Available records >>
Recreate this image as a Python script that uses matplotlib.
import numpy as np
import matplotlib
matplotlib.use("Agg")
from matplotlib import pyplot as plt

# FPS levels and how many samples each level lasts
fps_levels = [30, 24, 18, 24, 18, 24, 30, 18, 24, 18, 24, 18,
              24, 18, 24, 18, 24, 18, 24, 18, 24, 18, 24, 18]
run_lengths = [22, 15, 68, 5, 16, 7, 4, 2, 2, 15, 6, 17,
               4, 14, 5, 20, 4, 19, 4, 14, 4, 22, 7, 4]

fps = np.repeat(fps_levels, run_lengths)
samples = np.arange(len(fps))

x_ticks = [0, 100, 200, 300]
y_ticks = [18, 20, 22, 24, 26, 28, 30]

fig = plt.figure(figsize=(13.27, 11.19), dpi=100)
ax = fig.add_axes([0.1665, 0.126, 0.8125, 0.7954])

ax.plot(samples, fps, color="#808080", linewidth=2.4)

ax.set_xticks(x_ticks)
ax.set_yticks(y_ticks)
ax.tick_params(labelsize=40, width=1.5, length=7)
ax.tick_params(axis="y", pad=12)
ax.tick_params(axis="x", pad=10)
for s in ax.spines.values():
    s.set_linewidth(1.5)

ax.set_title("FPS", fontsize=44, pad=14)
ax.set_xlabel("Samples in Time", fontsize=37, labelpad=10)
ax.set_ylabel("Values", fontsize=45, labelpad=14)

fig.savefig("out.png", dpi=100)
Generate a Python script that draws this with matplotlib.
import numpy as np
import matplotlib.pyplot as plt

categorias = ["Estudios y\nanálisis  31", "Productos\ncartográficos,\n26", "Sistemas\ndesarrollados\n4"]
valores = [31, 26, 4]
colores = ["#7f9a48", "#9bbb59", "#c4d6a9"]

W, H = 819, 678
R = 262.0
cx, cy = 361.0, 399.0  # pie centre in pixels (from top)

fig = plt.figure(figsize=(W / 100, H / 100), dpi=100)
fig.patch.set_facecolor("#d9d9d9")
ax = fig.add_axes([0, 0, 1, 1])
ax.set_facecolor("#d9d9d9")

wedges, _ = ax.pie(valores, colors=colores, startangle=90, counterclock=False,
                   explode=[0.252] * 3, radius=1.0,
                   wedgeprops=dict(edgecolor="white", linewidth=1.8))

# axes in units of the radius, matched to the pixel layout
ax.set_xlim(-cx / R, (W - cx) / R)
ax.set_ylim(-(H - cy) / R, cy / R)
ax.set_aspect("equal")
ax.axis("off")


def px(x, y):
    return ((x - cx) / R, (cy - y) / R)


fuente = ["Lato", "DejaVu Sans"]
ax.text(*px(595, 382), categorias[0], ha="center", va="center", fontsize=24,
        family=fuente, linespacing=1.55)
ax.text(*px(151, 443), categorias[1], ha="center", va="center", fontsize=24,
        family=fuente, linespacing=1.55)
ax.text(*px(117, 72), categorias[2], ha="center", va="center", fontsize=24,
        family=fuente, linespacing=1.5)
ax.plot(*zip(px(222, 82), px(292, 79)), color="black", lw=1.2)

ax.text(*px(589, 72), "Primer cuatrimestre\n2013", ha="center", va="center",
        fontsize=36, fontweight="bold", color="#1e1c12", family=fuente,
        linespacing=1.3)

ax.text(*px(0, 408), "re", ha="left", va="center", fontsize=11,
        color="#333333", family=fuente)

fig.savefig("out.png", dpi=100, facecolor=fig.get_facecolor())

Objective >>
Output only the lines from the top of the entries through the one holding "y_ticks = [18, 20, 22, 24, 26, 28, 30]", copied exactly.

Solution to this exercise >>
Recreate this image as a Python script that uses matplotlib.
import numpy as np
import matplotlib
matplotlib.use("Agg")
from matplotlib import pyplot as plt

# FPS levels and how many samples each level lasts
fps_levels = [30, 24, 18, 24, 18, 24, 30, 18, 24, 18, 24, 18,
              24, 18, 24, 18, 24, 18, 24, 18, 24, 18, 24, 18]
run_lengths = [22, 15, 68, 5, 16, 7, 4, 2, 2, 15, 6, 17,
               4, 14, 5, 20, 4, 19, 4, 14, 4, 22, 7, 4]

fps = np.repeat(fps_levels, run_lengths)
samples = np.arange(len(fps))

x_ticks = [0, 100, 200, 300]
y_ticks = [18, 20, 22, 24, 26, 28, 30]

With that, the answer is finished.